Design With Intent
Every element on your page either moves a visitor toward conversion or away from it. There is no neutral design. The most successful websites are engineered around the user's psychology, not the designer's aesthetic preferences.
Visual Hierarchy Directs Attention
Use size, colour contrast, and whitespace to guide the eye from headline → subhead → proof → CTA. The visitor's gaze should flow naturally toward the action you want them to take.
The F-Pattern and Z-Pattern
Eye-tracking studies show users scan the web in predictable patterns. Place your most important content and CTAs along these natural reading paths, not in corners or below the fold.
Reduce Cognitive Load
Every unnecessary choice, word, or visual element adds cognitive load and reduces conversions. Simplify your navigation, shorten your forms, and eliminate anything that doesn't serve the page's one goal.
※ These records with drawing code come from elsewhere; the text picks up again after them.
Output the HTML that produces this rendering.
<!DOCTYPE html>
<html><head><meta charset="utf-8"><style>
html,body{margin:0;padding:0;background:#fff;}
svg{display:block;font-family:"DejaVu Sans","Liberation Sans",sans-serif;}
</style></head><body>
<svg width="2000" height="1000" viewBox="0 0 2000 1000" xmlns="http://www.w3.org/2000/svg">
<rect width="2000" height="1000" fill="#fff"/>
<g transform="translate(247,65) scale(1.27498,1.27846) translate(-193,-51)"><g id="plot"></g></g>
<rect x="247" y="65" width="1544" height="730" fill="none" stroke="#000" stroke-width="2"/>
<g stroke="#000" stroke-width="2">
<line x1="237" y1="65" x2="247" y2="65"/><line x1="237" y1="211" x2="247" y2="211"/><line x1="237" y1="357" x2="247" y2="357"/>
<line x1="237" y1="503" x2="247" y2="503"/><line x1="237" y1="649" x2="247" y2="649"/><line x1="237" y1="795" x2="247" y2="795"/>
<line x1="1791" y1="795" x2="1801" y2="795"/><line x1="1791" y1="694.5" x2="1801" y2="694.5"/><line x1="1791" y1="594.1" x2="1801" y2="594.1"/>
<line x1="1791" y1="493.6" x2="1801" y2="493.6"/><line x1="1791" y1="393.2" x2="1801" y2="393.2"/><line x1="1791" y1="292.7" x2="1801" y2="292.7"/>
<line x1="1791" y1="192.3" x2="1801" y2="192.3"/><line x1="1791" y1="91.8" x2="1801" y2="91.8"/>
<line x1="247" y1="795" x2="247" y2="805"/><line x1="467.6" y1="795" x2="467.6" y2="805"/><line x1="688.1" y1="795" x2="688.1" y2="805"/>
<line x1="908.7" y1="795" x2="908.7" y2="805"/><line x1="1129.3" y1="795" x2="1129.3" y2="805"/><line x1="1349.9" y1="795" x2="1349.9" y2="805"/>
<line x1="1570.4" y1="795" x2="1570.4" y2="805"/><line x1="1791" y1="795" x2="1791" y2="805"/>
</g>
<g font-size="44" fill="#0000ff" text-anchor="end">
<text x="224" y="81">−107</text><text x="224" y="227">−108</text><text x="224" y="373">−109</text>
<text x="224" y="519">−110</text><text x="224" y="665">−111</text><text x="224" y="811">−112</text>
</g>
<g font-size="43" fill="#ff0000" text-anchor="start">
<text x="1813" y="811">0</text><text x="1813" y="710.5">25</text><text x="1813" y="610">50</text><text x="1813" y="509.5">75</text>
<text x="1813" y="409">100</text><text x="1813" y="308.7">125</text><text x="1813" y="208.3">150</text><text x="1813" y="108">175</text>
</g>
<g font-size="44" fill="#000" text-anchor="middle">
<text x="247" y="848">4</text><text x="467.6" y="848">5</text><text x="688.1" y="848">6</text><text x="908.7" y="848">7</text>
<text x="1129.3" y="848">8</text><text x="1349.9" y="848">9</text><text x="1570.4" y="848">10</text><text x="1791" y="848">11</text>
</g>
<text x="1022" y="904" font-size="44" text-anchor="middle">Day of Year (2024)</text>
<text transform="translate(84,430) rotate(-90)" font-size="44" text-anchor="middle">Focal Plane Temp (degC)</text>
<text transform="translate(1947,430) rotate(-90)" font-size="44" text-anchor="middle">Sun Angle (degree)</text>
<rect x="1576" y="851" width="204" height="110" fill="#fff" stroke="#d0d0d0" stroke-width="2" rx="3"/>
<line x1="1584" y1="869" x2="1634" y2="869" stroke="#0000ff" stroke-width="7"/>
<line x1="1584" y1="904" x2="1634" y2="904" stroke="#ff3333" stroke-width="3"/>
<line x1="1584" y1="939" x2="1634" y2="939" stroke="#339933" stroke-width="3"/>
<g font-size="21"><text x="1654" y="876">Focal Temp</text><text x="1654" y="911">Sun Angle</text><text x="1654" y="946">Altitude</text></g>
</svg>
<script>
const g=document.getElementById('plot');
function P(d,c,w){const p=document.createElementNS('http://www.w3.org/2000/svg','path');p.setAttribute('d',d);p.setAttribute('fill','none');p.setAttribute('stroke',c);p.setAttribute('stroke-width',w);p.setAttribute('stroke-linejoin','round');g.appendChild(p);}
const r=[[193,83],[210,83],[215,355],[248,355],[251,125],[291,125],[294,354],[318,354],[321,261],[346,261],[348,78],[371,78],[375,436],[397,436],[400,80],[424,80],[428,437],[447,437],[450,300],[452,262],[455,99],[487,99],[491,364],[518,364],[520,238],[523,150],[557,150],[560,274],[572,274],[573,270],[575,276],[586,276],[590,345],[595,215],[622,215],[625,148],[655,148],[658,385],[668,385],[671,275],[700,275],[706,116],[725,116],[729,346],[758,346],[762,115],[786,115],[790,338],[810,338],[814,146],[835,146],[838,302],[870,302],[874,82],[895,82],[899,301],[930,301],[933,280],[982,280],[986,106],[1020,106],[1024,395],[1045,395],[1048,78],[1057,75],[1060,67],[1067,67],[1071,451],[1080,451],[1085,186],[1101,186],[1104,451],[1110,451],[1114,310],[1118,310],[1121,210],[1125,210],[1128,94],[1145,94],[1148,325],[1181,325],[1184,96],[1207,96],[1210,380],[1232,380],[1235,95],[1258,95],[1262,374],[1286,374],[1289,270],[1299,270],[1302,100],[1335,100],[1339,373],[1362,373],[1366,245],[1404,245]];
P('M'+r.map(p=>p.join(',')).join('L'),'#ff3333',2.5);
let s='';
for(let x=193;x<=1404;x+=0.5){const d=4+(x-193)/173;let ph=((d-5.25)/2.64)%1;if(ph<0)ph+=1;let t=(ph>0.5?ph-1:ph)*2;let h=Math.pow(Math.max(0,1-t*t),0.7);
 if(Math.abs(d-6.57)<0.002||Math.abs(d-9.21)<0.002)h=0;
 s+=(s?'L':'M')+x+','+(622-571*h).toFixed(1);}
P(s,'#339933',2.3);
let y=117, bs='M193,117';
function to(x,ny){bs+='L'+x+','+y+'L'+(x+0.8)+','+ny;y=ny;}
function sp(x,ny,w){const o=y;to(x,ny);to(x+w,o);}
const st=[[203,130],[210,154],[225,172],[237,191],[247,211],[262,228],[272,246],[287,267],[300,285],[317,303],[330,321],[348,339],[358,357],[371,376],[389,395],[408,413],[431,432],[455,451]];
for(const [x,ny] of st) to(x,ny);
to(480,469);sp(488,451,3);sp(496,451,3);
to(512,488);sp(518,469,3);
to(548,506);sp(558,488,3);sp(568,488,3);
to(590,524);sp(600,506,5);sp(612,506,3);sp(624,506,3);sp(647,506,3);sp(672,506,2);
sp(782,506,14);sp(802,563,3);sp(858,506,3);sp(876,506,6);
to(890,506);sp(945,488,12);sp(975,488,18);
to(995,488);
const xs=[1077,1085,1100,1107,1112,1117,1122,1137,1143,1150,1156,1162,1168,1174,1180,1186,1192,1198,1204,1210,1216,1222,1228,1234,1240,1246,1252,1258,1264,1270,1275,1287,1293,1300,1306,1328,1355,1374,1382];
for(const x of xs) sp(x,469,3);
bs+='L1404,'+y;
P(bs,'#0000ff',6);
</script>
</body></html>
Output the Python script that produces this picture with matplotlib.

Mobile-First Is Non-Negotiable
Over 60% of web traffic is now mobile. Design for a 390px viewport first, then enhance for desktop. Thumb-friendly tap targets, fast-loading images, and one-column layouts are table stakes.
Speed Is a Design Problem
A one-second delay in load time reduces conversions by 7%. Compress every image, defer non-critical scripts, and aim for a sub-2-second LCP. Use Google PageSpeed Insights to find bottlenecks.